In November, JwJ organizers led a protest with union members from the International Longshoremen's Association, the Philadelphia Electricians' Union. The activists nonviolently occupied a convenience store in Center City to protest Fresh Del Monte Produce's corporate policy. Prior to the protest, Del Monte had made a decision to unload fruit in New Jersey, rather than the Philadelphia port, depriving Philadelphia workers of many hours of work and pay, sometimes as much as 75%. Protestors refused to recognize the new union that Del Monte was working with. Philadelphia unions declared a boycott of Del Monte until they reversed their decision.

==2011==
In March, 2011, JwJ activists disrupted the Paradigm Award Ceremony granting Sunoco CEO Lynn Elsenhans an award for being a strong female business leader. The disrupters said that they "saw no female leader present", as Elsenhans was responsible for laying off hundreds of workers and slashing health care benefits for the employees in dangerous refineries.

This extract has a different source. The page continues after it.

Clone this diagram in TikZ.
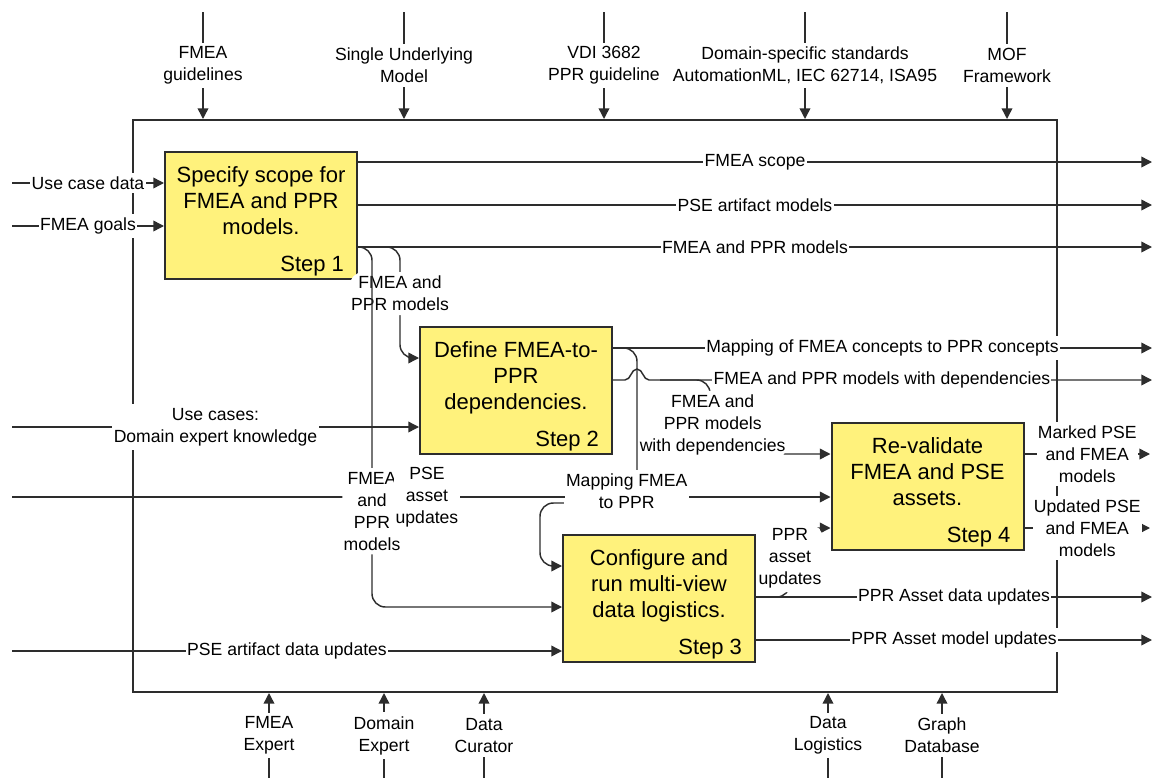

Philadelphia Jobs with Justice is a member of the Coalition for Healthy Families, a coalition of 100 organizations trying to get legislation passed ensuring paid sick days for all Philadelphia workers. The campaign has been active since late February, when a City Council committee was considering bringing a bill before Council. On March 1, protesters carrying signs gathered around City Hall and within Council chambers demanding the Earned Sick Time bill. On that date, the bill, entitled "Promoting Healthy Families and Workplaces" (Bill Number 08074) universally passed out of committee, meaning that the next step was to have council as a whole vote on the bill. Beginning later in March, public commenters began speaking at council proceedings weighing in on both sides of the issue. Activists also started holding rallies; on May 9, working mothers and daughters shared statements outside the Childspace Day Care Center describing how difficult it is to care for a child and hold down a job without paid sick days. Later that same month, activists surrounded city hall with 10,000 orange postcards that supporters of the bill from every city district had filled out with messages explaining the bill's necessity. On June 9, Council delayed a vote on the bill for another week, but voted on an amendment to the bill exempting businesses with fewer than 5 employees. Workers protested outside beforehand, and packed chambers during the proceedings, holding up signs whenever the bill was up for discussion and giving public comment. Opponents of the bill spoke as well. The bill, which would affect 210,000 Philadelphia workers, has 70% support in the city; 64% of Republicans and 72% of Democrats support it, and many of them say that they would rather vote for City Council candidates who support it as well. On June 16, City Council passed the bill by a vote of 9–8, but was vetoed by Mayor Michael Nutter.